Den här sidan är utskriven från Högskolan i Halmstads webbplats (www.hh.se). Texten uppdaterades senast den 2017-09-04. Besök webbplatsen om du vill vara säker på att läsa den senaste versionen.
Studying abroad can be a daunting task. We asked some of Halmstad University’s foreign exchange students to share their thoughts and perspectives on studying in Halmstad and Sweden. Here, we meet 19-year-old Frédéric Lebec from France.
”This experience is opening my brain, my vision”, Frédéric Lebec says. The 19-year-old with a half-impish, half-shy grin is an exchange student from France, specifically from the Toulouse Business School, located in France’s fourth biggest metropolitan area. He chose Sweden as the place to start his second year of business and management studies.
”I’m not afraid about the cold weather”, he jokes. Then, turning serious: ”I like Scandinavian culture because I know they are already ahead. I think the French view of Scandinavia is – they are always ahead … with social problems, economic issues. I wanted to see how Scandinavia works. Then I know that Swedes speak very good English, and I’m here to improve my English as well. I know some people from my home university that went to Sweden last year, and they told me that it is a great country. That’s why I chose Sweden.”
Frédéric began in September and will return to Toulouse in June, but his relatively short stay has left many favourable impressions and confirms his feeling that Halmstad University has something special to teach him – apart from punctuality, which he claims was one of the most important things he learned in Sweden.
He found it especially refreshing how Halmstad University took his studies beyond just books.
”What I like is it’s close to reality. Because in France, when we learn business, it’s only theory, and it’s far from reality. And here, we have many examples with real business and real companies, so that’s what I like. It’s easier to learn for me. We are doing much group work. And I like this because we can share ideas with each other and it’s a good way to work for me. And for me, the teachers are quite interesting because I think almost all the teachers come from real businesses so they can speak business.”
His favourite teacher Nicholas Lloyd-Pugh is a classic example of Halmstad University’s union of theory and practice.
”He’s funny and his lectures are interactive. We speak a lot; we do many exercises, so it’s quite interesting.
His time here has extended into learning beyond the classroom and even beyond Halmstad. The avid sports fan, who plays for the student soccer league, claims that Halmstad turned him into a hockey fan.
And that’s not all. He raves about activities like trips organized by the student organization, UFO.
”They have to keep this trip for the next years”, Frédéric says, grinning. ”I’ve been to Lapland. We did 24 hours of this … ice climbing, dog sleds. We went to Norway. We saw an ice hotel, with ice rooms, ice beds, and an ice wall – everything is all ice! We rode snowmobiles!”
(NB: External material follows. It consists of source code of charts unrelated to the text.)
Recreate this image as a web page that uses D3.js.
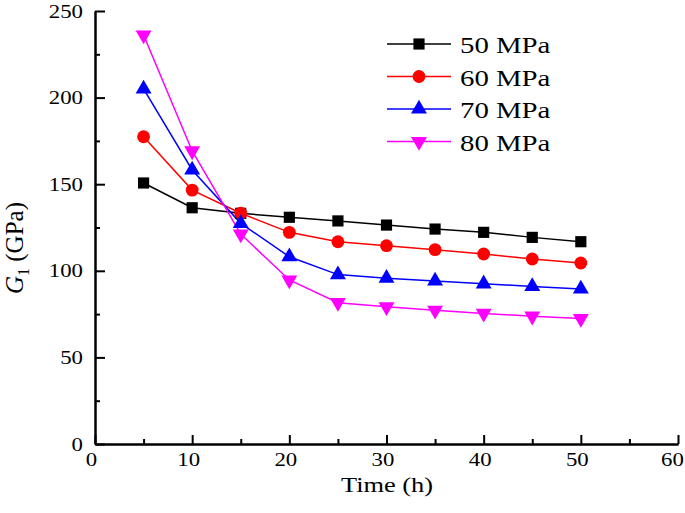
<!DOCTYPE html>
<html>
<head>
<meta charset="utf-8">
<script src="https://cdn.jsdelivr.net/npm/d3@7"></script>
<style>
  body { margin: 0; background: #fff; }
  svg text { font-family: "Liberation Serif", "Times New Roman", serif; fill: #000; }
</style>
</head>
<body>
<svg id="chart"></svg>
<script>
const width = 685;
const height = 513;

const times = [5, 10, 15, 20, 25, 30, 35, 40, 45, 50];
const seriesNames = ["50 MPa", "60 MPa", "70 MPa", "80 MPa"];
const g50 = [150.7, 136.4, 133.2, 130.9, 128.8, 126.4, 124.1, 122.2, 119.3, 116.8];
const g60 = [177.4, 146.6, 133.2, 122.2, 116.8, 114.5, 112.2, 109.7, 106.8, 104.5];
const g70 = [205.0, 158.2, 127.4, 108.1, 97.8, 95.7, 94.1, 92.5, 91.0, 89.5];
const g80 = [236.1, 169.2, 121.2, 94.7, 81.6, 79.2, 77.2, 75.4, 73.8, 72.4];
const xTicks = [0, 10, 20, 30, 40, 50, 60];
const yTicks = [0, 50, 100, 150, 200, 250];

const colors = ["#000000", "#ff0000", "#0000ff", "#ff00ff"];
const shapes = ["square", "circle", "triangle", "triangleDown"];
const allSeries = [g50, g60, g70, g80];

// the reference glyphs are a bit wider than plain Times
const stretch = 1.2;
const serif = "Liberation Serif, Times New Roman, serif";

let svg = d3.select('#chart')
    .attr("width", width)
    .attr("height", height);

let xScale = d3.scaleLinear().domain([0, 60]).range([95, 678]);
let yScale = d3.scaleLinear().domain([0, 250]).range([444, 11]);

// axes: major ticks inward, minor ticks in between
let xAxis = d3.axisBottom(xScale).tickValues(xTicks).tickSizeInner(-9).tickSizeOuter(0);
let xMinor = d3.axisBottom(xScale).tickValues(d3.range(5, 60, 10)).tickSizeInner(-5).tickSizeOuter(0).tickFormat("");
let yAxis = d3.axisLeft(yScale).tickValues(yTicks).tickSizeInner(-10).tickSizeOuter(0);
let yMinor = d3.axisLeft(yScale).tickValues(d3.range(25, 250, 50)).tickSizeInner(-5).tickSizeOuter(0).tickFormat("");

function styleAxis(g) {
    g.attr("font-family", serif);
    g.select(".domain").attr("stroke", "#000").attr("stroke-width", 2);
    g.selectAll(".tick line").attr("stroke", "#000").attr("stroke-width", 2);
    g.selectAll(".tick text").attr("font-size", 19).attr("font-family", serif);
}

svg.append("g").attr("transform", "translate(0,444)").call(xMinor).call(styleAxis);
let gx = svg.append("g").attr("transform", "translate(0,444)").call(xAxis).call(styleAxis);
gx.selectAll(".tick text")
    .attr("y", 0).attr("dy", 0)
    .attr("transform", d => "translate(" + (d === 60 ? -6 : -4) + ",22) scale(" + stretch + ",1)");

svg.append("g").attr("transform", "translate(95,0)").call(yMinor).call(styleAxis);
let gy = svg.append("g").attr("transform", "translate(95,0)").call(yAxis).call(styleAxis);
gy.selectAll(".tick text")
    .attr("x", 0)
    .attr("transform", "translate(-12,0) scale(" + stretch + ",1)");

// labels
svg.append("text")
    .attr("text-anchor", "middle")
    .attr("font-family", serif)
    .attr("font-size", 22)
    .attr("transform", "translate(387,492) scale(" + stretch + ",1)")
    .text("Time (h)");

let yLabel = svg.append("text")
    .attr("text-anchor", "middle")
    .attr("font-family", serif)
    .attr("font-size", 25)
    .attr("transform", "translate(23,248) rotate(-90)");
yLabel.append("tspan").style("font-style", "italic").text("G");
yLabel.append("tspan").attr("dy", 6).attr("font-size", 16).text("1");
yLabel.append("tspan").attr("dy", -6).text(" (GPa)");

const symbolTypes = {
    square: { type: d3.symbolSquare, size: 125 },
    circle: { type: d3.symbolCircle, size: 130 },
    triangle: { type: d3.symbolTriangle, size: 110 },
    triangleDown: { type: d3.symbolTriangle, size: 110 }
};

function marker(g, shape, color) {
    let s = symbolTypes[shape];
    return g.append("path")
        .attr("d", d3.symbol().type(s.type).size(s.size)())
        .attr("fill", color)
        .attr("transform", shape === "triangleDown" ? "rotate(180)" : null);
}

let line = d3.line()
    .x((d, i) => xScale(times[i]))
    .y(d => yScale(d));

allSeries.forEach((vals, k) => {
    svg.append("path")
        .datum(vals)
        .attr("fill", "none")
        .attr("stroke", colors[k])
        .attr("stroke-width", 1.5)
        .attr("d", line);
});

allSeries.forEach((vals, k) => {
    svg.append("g").selectAll("g")
        .data(vals)
        .join("g")
        .attr("transform", (d, i) => "translate(" + xScale(times[i]) + "," + yScale(d) + ")")
        .each(function () { marker(d3.select(this), shapes[k], colors[k]); });
});

// legend
let legend = svg.append("g");
seriesNames.forEach((name, k) => {
    let y = 44 + k * 32.5;
    legend.append("line")
        .attr("x1", 387).attr("x2", 451)
        .attr("y1", y).attr("y2", y)
        .attr("stroke", colors[k]).attr("stroke-width", 1.5);
    let m = legend.append("g").attr("transform", "translate(419," + y + ")");
    marker(m, shapes[k], colors[k]);
    legend.append("text")
        .attr("font-family", serif)
        .attr("font-size", 24)
        .attr("transform", "translate(460," + (y + 9) + ") scale(" + stretch + ",1)")
        .text(name);
});
</script>
</body>
</html>
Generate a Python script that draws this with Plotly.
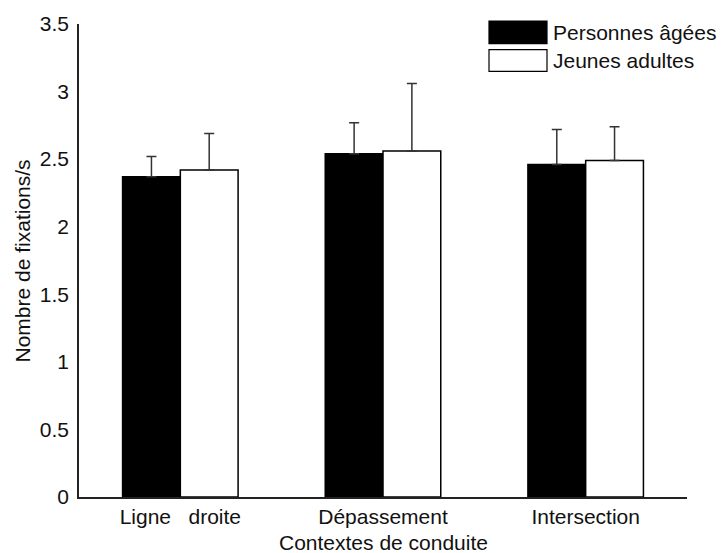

A good time is never without challenges, however. Being French, Frédéric does miss real French food (”My family sends me saucisson and pâté”, he says), and authentic French baguettes that he has yet to find in Sweden (”It’s not the same baguettes!”). Also, someone once stole his bike and jacket during class, but he quickly points out that it could happen anywhere.
When he’s not studying, Frédéric goes downtown to hang out with friends about twice or thrice a week, with Stora Torg being a favourite, the sort of place he’d take a visiting friend. The rest of the time, he hangs out with the vibrant international community in Strångbäcken, enjoying cosy dinners or barbecues when the weather is good. And if the weather is really good, he and his friends head down to the beach, which lies very near to their student residence.
”When it’s not too cold, when there’s not too much wind, it’s great to see the sunset”, he says.
To anyone contemplating Halmstad University as a place to study, he has this to say:
”I would advise them to take this experience and enjoy it. The weather is not as cold as we thought. I would tell them that it is not a big city, but there is enough to do whatever you want. From Halmstad, you can travel to the whole of Sweden, so it’s a good opportunity as well. You can go to Lapland, Stockholm, to Norway, to Denmark, so it’s a good position for travel, I think. The university is great because it’s modern and you can meet new people; you have a nice student gym hall, if you like sports. Halmstad could be a great opportunity for you if you like this kind of town – not too big but not too small. Everything you want. Close to the beach, and open-minded people.”